Typically, the rows from this output should be used to update the dimension table in the data warehouse. Commonly, an OLEDB Command (or similar component) is used to propagate the new date placed by the component in the "expiry" column into the dimension table by using the Surrogate Key column value. A new column is added to this output, called "Row Change Reason", containing the SCD2 column name that caused the expiry. (For dimensions that result in large quantities of SCD2 expiries during processing, the OLE DB Command component can be very slow. In these cases, it is recommended to insert these rows into a staging table with a Destination component, then issue a single UPDATE command in the Control Flow - OR - use the Merge Destination or Batch Destination components found at the SSIS Community Tasks and Components project here on CodePlex.)

Updated SCD1 Output

This output receives all historical rows from the Existing Dimension input that have had a change to a column identified as an SCD1 behaving column. This output may also receive "current" rows from the Existing Dimension input if the only change to that row was on SCD1 columns.
Typically, the rows from this output should be used to update the dimension table in the data warehouse. Commonly, an OLEDB Command (or similar component) is used to propagate the new value(s) in the SCD1 column(s) into the dimension table by using the Surrogate Key column value. A new column is added to this output, called "Row Change Reason", containing the SCD1 column name that caused the change. (See above section on Expired SCD2 output for alternatives to increase performance over the OLE DB Command component.)

Auditing Output

This output receives exactly one row, containing:
  • the Audit Key used to identify the changed rows,
  • several columns containing System variable values (Package Name, Execution Instance, Machine Name, and Start Time),
  • row counts on all inputs and outputs.
This row is intended to be inserted into (or update a row in) an auditing dimension table.

Invalid Input Output

This output receives all rows that cause an error in the component. There are several reasons a row can appear in this output:
  1. The Business Key is a duplicate for the input. Rows appearing in the Source System must have a unique Business Key within the Source System flow and the Special Members flow. Rows appearing in the Existing Dimension input must have a unique combination of the Business Key and SCD2 housekeeping columns - if identified. Rows in the Special Members input must have a unique Business Key withint the Special Members flow, and the Source System flow.
  2. A null value appeared in a column that was identified as not accepting nulls. (All columns are configured by default to reject null values.)
Typically, these rows are directed to some logging or reporting system to alert the operator(s) that a data quality error snuck past the transform operations. Two new columns are added to this output: "Invalid Input", and "Invalid Input Error Description". The "Invalid Input" column will contain the name of the input that the row arrived on (Existing Dimension, Special Members, or Source System). The "Invalid Input Error Description" will contain information related to the reason the row appears here.

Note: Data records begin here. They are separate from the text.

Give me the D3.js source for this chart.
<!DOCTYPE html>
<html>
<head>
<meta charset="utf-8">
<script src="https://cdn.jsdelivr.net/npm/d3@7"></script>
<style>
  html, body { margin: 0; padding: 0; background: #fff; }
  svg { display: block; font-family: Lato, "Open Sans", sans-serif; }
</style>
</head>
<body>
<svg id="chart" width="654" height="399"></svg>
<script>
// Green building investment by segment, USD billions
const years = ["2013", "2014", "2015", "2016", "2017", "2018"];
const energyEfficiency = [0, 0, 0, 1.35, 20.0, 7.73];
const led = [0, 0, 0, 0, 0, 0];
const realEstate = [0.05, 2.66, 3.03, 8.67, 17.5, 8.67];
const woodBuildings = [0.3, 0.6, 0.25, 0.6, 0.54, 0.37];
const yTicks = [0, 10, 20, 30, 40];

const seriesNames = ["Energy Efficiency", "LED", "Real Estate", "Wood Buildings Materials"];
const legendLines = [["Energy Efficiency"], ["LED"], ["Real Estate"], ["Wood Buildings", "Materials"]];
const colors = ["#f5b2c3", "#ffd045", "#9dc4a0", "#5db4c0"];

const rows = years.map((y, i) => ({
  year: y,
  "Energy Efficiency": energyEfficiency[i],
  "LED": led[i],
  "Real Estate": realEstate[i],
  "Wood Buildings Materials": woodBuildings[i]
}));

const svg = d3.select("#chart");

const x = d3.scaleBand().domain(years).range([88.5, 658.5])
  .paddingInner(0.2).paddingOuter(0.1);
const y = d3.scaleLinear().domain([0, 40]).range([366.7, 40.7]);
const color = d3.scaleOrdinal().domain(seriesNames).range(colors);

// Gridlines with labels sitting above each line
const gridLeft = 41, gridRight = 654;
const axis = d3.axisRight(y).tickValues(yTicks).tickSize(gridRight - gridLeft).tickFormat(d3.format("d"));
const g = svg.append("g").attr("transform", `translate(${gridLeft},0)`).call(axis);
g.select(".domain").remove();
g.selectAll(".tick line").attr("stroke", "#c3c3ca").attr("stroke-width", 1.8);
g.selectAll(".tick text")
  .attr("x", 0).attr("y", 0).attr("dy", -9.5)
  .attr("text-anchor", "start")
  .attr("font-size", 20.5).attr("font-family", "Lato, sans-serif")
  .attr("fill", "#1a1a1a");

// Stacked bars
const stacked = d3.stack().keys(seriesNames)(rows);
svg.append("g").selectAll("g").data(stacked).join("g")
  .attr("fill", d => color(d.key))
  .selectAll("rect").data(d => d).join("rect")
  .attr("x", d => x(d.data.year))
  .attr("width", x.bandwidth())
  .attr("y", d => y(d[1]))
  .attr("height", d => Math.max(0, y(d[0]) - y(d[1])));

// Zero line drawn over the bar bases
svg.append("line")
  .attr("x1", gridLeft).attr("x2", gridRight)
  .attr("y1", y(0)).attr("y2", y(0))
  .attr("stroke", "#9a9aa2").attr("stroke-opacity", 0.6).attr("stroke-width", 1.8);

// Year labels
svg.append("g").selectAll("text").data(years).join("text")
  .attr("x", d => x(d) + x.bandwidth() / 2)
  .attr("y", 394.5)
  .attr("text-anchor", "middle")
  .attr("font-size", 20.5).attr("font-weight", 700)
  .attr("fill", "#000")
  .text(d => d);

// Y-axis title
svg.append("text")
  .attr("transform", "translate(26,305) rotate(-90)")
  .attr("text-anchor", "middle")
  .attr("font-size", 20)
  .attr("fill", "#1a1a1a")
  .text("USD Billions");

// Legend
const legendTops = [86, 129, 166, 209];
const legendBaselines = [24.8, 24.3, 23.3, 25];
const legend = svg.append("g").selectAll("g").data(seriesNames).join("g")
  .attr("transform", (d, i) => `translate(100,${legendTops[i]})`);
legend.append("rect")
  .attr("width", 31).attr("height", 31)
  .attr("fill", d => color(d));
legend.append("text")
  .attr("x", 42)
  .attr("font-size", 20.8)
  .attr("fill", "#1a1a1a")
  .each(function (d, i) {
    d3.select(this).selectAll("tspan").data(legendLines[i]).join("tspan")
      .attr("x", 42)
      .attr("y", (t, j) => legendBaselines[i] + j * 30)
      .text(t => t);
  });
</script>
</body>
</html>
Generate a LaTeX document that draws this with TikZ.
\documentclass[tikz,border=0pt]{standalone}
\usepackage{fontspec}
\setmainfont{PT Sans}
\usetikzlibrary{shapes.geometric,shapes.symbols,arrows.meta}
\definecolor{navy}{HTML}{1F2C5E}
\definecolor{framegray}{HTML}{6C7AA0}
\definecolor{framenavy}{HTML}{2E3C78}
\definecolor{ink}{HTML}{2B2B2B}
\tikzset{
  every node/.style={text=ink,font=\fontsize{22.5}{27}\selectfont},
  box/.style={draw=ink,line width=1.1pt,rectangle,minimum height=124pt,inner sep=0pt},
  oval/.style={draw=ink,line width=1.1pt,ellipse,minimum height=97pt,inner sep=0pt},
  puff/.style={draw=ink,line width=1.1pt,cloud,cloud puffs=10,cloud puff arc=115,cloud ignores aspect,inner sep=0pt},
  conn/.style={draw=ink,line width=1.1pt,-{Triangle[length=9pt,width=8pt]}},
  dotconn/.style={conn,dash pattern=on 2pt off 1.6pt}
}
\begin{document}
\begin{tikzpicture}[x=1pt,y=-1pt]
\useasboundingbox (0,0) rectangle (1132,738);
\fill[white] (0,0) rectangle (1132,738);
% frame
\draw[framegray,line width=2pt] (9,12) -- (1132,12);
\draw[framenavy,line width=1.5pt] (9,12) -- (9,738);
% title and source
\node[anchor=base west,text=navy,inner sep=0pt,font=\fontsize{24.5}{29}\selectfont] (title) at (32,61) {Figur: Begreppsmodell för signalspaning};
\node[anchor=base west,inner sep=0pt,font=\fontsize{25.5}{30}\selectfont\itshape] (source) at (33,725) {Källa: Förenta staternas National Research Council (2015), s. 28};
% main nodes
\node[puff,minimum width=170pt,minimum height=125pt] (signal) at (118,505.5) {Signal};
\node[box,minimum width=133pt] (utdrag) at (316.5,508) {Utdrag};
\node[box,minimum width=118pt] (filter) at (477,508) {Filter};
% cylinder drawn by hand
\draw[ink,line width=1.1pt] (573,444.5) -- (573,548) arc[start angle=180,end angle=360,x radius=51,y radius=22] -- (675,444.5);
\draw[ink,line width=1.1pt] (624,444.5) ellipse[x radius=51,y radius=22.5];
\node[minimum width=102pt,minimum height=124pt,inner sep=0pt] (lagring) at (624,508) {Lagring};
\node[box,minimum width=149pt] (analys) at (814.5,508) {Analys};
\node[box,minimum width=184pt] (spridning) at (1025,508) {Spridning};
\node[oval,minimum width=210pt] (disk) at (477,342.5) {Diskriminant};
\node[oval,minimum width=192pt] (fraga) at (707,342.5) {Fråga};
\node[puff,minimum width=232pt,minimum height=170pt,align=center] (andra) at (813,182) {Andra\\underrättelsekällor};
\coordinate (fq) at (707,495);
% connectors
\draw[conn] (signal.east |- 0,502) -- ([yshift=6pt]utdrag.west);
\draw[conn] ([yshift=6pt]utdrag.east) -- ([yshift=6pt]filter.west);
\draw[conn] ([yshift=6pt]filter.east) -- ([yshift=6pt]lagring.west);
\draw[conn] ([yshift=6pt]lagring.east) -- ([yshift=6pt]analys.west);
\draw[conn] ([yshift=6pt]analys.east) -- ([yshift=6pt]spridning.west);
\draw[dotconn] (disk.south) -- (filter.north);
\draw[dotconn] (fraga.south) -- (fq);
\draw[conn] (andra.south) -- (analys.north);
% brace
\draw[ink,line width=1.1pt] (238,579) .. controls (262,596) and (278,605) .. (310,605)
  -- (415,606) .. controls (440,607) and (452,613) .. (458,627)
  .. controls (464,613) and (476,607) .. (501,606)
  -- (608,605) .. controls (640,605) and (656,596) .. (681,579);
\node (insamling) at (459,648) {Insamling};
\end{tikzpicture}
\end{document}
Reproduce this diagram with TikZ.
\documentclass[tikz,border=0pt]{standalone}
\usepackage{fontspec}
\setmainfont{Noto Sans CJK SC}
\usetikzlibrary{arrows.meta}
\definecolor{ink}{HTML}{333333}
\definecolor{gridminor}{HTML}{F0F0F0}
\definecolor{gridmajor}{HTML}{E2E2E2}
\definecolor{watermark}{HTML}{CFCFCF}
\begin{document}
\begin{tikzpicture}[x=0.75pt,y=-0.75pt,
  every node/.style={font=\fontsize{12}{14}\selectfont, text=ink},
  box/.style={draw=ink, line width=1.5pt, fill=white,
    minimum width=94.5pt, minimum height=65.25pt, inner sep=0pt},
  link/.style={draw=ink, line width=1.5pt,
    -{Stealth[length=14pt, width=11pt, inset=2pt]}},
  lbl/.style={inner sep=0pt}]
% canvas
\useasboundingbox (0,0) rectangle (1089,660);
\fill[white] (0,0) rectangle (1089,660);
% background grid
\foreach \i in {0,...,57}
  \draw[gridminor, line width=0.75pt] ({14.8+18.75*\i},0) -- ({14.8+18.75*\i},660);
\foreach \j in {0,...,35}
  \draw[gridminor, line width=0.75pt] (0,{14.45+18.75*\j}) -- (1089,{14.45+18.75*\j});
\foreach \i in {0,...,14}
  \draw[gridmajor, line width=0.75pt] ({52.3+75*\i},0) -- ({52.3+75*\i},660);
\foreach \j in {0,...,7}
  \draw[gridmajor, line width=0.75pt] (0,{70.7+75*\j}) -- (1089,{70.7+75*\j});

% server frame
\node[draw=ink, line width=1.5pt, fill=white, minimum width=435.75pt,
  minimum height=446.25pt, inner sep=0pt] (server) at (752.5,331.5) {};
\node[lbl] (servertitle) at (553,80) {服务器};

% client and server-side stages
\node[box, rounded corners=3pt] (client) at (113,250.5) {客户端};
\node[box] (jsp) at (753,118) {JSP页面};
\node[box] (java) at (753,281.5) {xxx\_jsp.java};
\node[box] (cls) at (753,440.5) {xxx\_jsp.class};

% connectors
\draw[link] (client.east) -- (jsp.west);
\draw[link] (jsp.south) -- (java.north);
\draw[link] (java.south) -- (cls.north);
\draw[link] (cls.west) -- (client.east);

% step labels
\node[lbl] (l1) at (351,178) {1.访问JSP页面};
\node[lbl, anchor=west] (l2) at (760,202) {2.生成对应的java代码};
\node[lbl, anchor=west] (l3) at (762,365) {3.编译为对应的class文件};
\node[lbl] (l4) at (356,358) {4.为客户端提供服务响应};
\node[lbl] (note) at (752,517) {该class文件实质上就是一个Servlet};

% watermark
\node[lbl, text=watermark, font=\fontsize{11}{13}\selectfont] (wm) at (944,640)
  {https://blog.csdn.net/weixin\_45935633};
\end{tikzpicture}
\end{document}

Last edited Apr 12, 2009 at 7:11 PM by toddmcdermid, version 14

Comments

toddmcdermid Sep 2, 2009 at 11:44 PM 
Boy - another comment I missed. I've fixed up my RSS subscriptions (using FeedRinse) so that I don't miss these going forward.
Sorry - no, I don't think they do. I believe I wanted to spare all of you from that. However, I'll likely be redoing those with the next release (1.5), as the UI has changed quite dramatically.

greenjeans Jun 23, 2009 at 9:21 PM 
Do your demo videos have sound? I wasn't getting any audio in Windows media player, and didn't get any messages about missing codecs.